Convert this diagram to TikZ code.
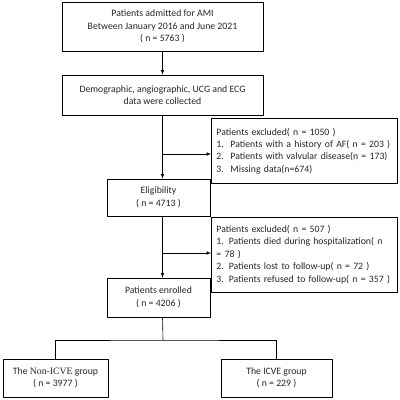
\documentclass[tikz,border=0pt]{standalone}
\usepackage{fontspec}
\setmainfont{Carlito}
\newfontfamily\tnr{Liberation Serif}
\usetikzlibrary{arrows.meta}
\tikzset{> = latex, color=black!85}
\tikzset{
	box/.style={draw,line width=.6pt,inner sep=2pt,align=center,font=\fontsize{9.8}{12.5}\selectfont},
	exbox/.style={box,align=left,inner xsep=5bp,text width=176bp},
	link/.style={line width=.6pt}
}
\begin{document}
\begin{tikzpicture}[x=1bp,y=-1bp]
	\useasboundingbox (0,0) rectangle (400,400);
	\node[box,minimum width=201bp,minimum height=49bp](admit) at (162.5,26.5){Patients admitted for AMI\\Between January 2016 and June 2021\\( n = 5763 )};
	\node[box,minimum width=201bp,minimum height=40bp](collect) at (162.5,95){Demographic, angiographic, UCG and ECG\\data were collected};
	\node[exbox,minimum width=186bp,minimum height=65bp](excl1) at (304.5,151){Patients excluded( n = 1050 )\\\makebox[14bp][l]{1.}Patients with a history of AF( n = 203 )\\\makebox[14bp][l]{2.}Patients with valvular disease(n = 173)\\\makebox[14bp][l]{3.}Missing data(n=674)};
	\node[box,minimum width=103bp,minimum height=37bp](elig) at (158.5,197.5){Eligibility\\( n = 4713 )};
	\node[exbox,minimum width=186bp,minimum height=75bp](excl2) at (304.5,254.5){Patients excluded( n = 507 )\\\makebox[174bp][s]{1. Patients died during hospitalization( n}\\= 78 )\\2. Patients lost to follow-up( n = 72 )\\3. Patients refused to follow-up( n = 357 )};
	\node[box,minimum width=103bp,minimum height=39bp](enrol) at (158.5,297.5){Patients enrolled\\( n = 4206 )};
	\node[box,minimum width=105bp,minimum height=38bp](nonicve) at (55.5,378){The {\tnr Non-ICVE} group\\( n = 3977 )};
	\node[box,minimum width=111bp,minimum height=38bp](icve) at (276.5,378){The ICVE group\\( n = 229 )};
	\coordinate (br1) at (163,154);
	\coordinate (br2) at (163,253);
	\coordinate (split) at (163,340);
	\draw[link,->](admit.south)--(collect.north);
	\draw[link,->](collect.south)--(collect.south|-elig.north);
	\draw[link,->](br1)--(br1-|excl1.west);
	\draw[link,->](collect.south|-elig.south)--(collect.south|-enrol.north);
	\draw[link,->](br2)--(br2-|excl2.west);
	\draw[link](collect.south|-enrol.south)--(split);
	\draw[link](nonicve.north)|-(split)-|(icve.north);
\end{tikzpicture}
\end{document}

◇ ◇ ◇

## Given exercise
Print the complete listing exactly, apart from any pictures.

## Exercise solution
Convert this diagram to TikZ code.
\documentclass[tikz,border=0pt]{standalone}
\usepackage{fontspec}
\setmainfont{Carlito}
\newfontfamily\tnr{Liberation Serif}
\usetikzlibrary{arrows.meta}
\tikzset{> = latex, color=black!85}
\tikzset{
	box/.style={draw,line width=.6pt,inner sep=2pt,align=center,font=\fontsize{9.8}{12.5}\selectfont},
	exbox/.style={box,align=left,inner xsep=5bp,text width=176bp},
	link/.style={line width=.6pt}
}
\begin{document}
\begin{tikzpicture}[x=1bp,y=-1bp]
	\useasboundingbox (0,0) rectangle (400,400);
	\node[box,minimum width=201bp,minimum height=49bp](admit) at (162.5,26.5){Patients admitted for AMI\\Between January 2016 and June 2021\\( n = 5763 )};
	\node[box,minimum width=201bp,minimum height=40bp](collect) at (162.5,95){Demographic, angiographic, UCG and ECG\\data were collected};
	\node[exbox,minimum width=186bp,minimum height=65bp](excl1) at (304.5,151){Patients excluded( n = 1050 )\\\makebox[14bp][l]{1.}Patients with a history of AF( n = 203 )\\\makebox[14bp][l]{2.}Patients with valvular disease(n = 173)\\\makebox[14bp][l]{3.}Missing data(n=674)};
	\node[box,minimum width=103bp,minimum height=37bp](elig) at (158.5,197.5){Eligibility\\( n = 4713 )};
	\node[exbox,minimum width=186bp,minimum height=75bp](excl2) at (304.5,254.5){Patients excluded( n = 507 )\\\makebox[174bp][s]{1. Patients died during hospitalization( n}\\= 78 )\\2. Patients lost to follow-up( n = 72 )\\3. Patients refused to follow-up( n = 357 )};
	\node[box,minimum width=103bp,minimum height=39bp](enrol) at (158.5,297.5){Patients enrolled\\( n = 4206 )};
	\node[box,minimum width=105bp,minimum height=38bp](nonicve) at (55.5,378){The {\tnr Non-ICVE} group\\( n = 3977 )};
	\node[box,minimum width=111bp,minimum height=38bp](icve) at (276.5,378){The ICVE group\\( n = 229 )};
	\coordinate (br1) at (163,154);
	\coordinate (br2) at (163,253);
	\coordinate (split) at (163,340);
	\draw[link,->](admit.south)--(collect.north);
	\draw[link,->](collect.south)--(collect.south|-elig.north);
	\draw[link,->](br1)--(br1-|excl1.west);
	\draw[link,->](collect.south|-elig.south)--(collect.south|-enrol.north);
	\draw[link,->](br2)--(br2-|excl2.west);
	\draw[link](collect.south|-enrol.south)--(split);
	\draw[link](nonicve.north)|-(split)-|(icve.north);
\end{tikzpicture}
\end{document}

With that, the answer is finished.